The schools are under the control of religious organizations. The curriculum is rigid-one would not dare expect otherwise from their creator–and in the mold of traditional religious schools (“les écoles congréganistes” of our youth), catechism plays a central role. Evangelical ideologues in America have given a bad name to faith-based altruism, but considering that Haïti has the dubious distinction of forming me-first citizens who turn a blind eye to the glaring lack of meticulous urban planning and infrastructure building but keep a keen focus on myriad ways to pilfer public funds, a person whose stated goal is to form upright and outstanding citizens can’t be but an upright and outstanding person himself.

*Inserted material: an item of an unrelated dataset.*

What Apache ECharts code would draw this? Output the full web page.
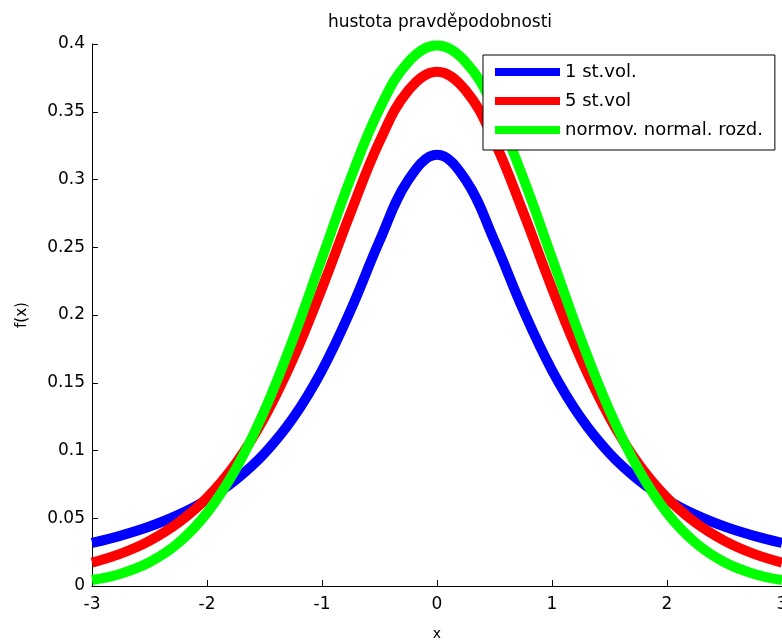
<!DOCTYPE html>
<html>
<head>
<meta charset="utf-8">
<script src="https://cdn.jsdelivr.net/npm/echarts@6/dist/echarts.min.js"></script>
<style>html,body{margin:0;padding:0;background:#fff}#c{width:782px;height:640px}</style>
</head>
<body>
<div id="c"></div>
<script>
const xs = [-3,-2.75,-2.5,-2.25,-2,-1.75,-1.5,-1.25,-1,-0.75,-0.5,-0.25,0,0.25,0.5,0.75,1,1.25,1.5,1.75,2,2.25,2.5,2.75,3];
const t1 = [0.0318,0.0372,0.0439,0.0525,0.0637,0.0784,0.0979,0.1242,0.1592,0.2037,0.2546,0.2996,0.3183,0.2996,0.2546,0.2037,0.1592,0.1242,0.0979,0.0784,0.0637,0.0525,0.0439,0.0372,0.0318];
const t5 = [0.0173,0.0239,0.0333,0.0466,0.0651,0.0905,0.1245,0.1679,0.2197,0.2757,0.3279,0.3657,0.3796,0.3657,0.3279,0.2757,0.2197,0.1679,0.1245,0.0905,0.0651,0.0466,0.0333,0.0239,0.0173];
const norm = [0.0044,0.0091,0.0175,0.0317,0.0540,0.0863,0.1295,0.1826,0.2420,0.3011,0.3521,0.3867,0.3989,0.3867,0.3521,0.3011,0.2420,0.1826,0.1295,0.0863,0.0540,0.0317,0.0175,0.0091,0.0044];
const names = ['1 st.vol.','5 st.vol','normov. normal. rozd.'];
const colors = ['#0000ff','#ff0000','#00ff00'];
const titleText = 'hustota pravděpodobnosti';
const xName = 'x', yName = 'f(x)';

const pair = a => xs.map((x,i)=>[x,a[i]]);
const chart = echarts.init(document.getElementById('c'));
const font = 'DejaVu Sans';
chart.setOption({
  animation:false,
  backgroundColor:'#fff',
  title:{text:titleText,left:435,textAlign:'center',top:9,textStyle:{fontFamily:font,fontSize:17,fontWeight:'normal',color:'#000'}},
  grid:{left:92,right:0,top:44,bottom:54,containLabel:false,outerBoundsMode:'none'},
  legend:{
    left:483,top:55,orient:'vertical',
    backgroundColor:'#fff',borderColor:'#000',borderWidth:1,borderRadius:0,
    padding:[7,12,10,12],itemGap:9,itemWidth:65,itemHeight:8,icon:'rect',
    textStyle:{fontFamily:font,fontSize:18,color:'#000',lineHeight:20},
    data:names
  },
  xAxis:{type:'value',min:-3,max:3,interval:1,name:xName,nameLocation:'middle',nameGap:41,
    nameTextStyle:{fontFamily:font,fontSize:14,color:'#000'},
    axisLine:{onZero:false,lineStyle:{color:'#000',width:1}},
    axisTick:{inside:true,length:6,lineStyle:{color:'#000'}},
    axisLabel:{fontFamily:font,fontSize:17,color:'#000',margin:10,showMaxLabel:true},
    splitLine:{show:false}},
  yAxis:{type:'value',min:0,max:0.4,interval:0.05,name:yName,nameLocation:'middle',nameGap:62,nameRotate:90,
    nameTextStyle:{fontFamily:font,fontSize:15,color:'#000'},
    axisLine:{show:true,onZero:false,lineStyle:{color:'#000',width:1}},
    axisTick:{show:true,inside:true,length:6,lineStyle:{color:'#000'}},
    axisLabel:{fontFamily:font,fontSize:17,color:'#000',margin:7},
    splitLine:{show:false}},
  series:[t1,t5,norm].map((d,i)=>({
    name:names[i],type:'line',data:pair(d),smooth:0.4,showSymbol:false,
    lineStyle:{color:colors[i],width:10},itemStyle:{color:colors[i]},clip:true
  }))
});
</script>
</body>
</html>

One can imagine that he likes the reflection he sees in the mirror…
The cost of educating a child for one year is a paltry sum of $600 a year. The foundation relies on voluntary contributions for its philanthropic activities and so far the overwhelming majority of sponsors is made up of foreigners. However any interested party can contribute. The address is: P.O. Box 405, Hershey, PA, 17033.
As for his legacy, “I want it to be a living legacy, that of leaving a piece of myself in everyone I encounter in my journey.” But just as importantly for his life’s frontispiece he would say, “I always look for opportunities, not security. I look also for big problems because they often disguise opportunities.”
As for my personal take on the man, anybody involved in forming minds for the benefit of society is a hero because it is the single most important investment in one’s life. A mind is too important to go to waste.


Mortel and wife in front of the Mortel Society banner at the podium.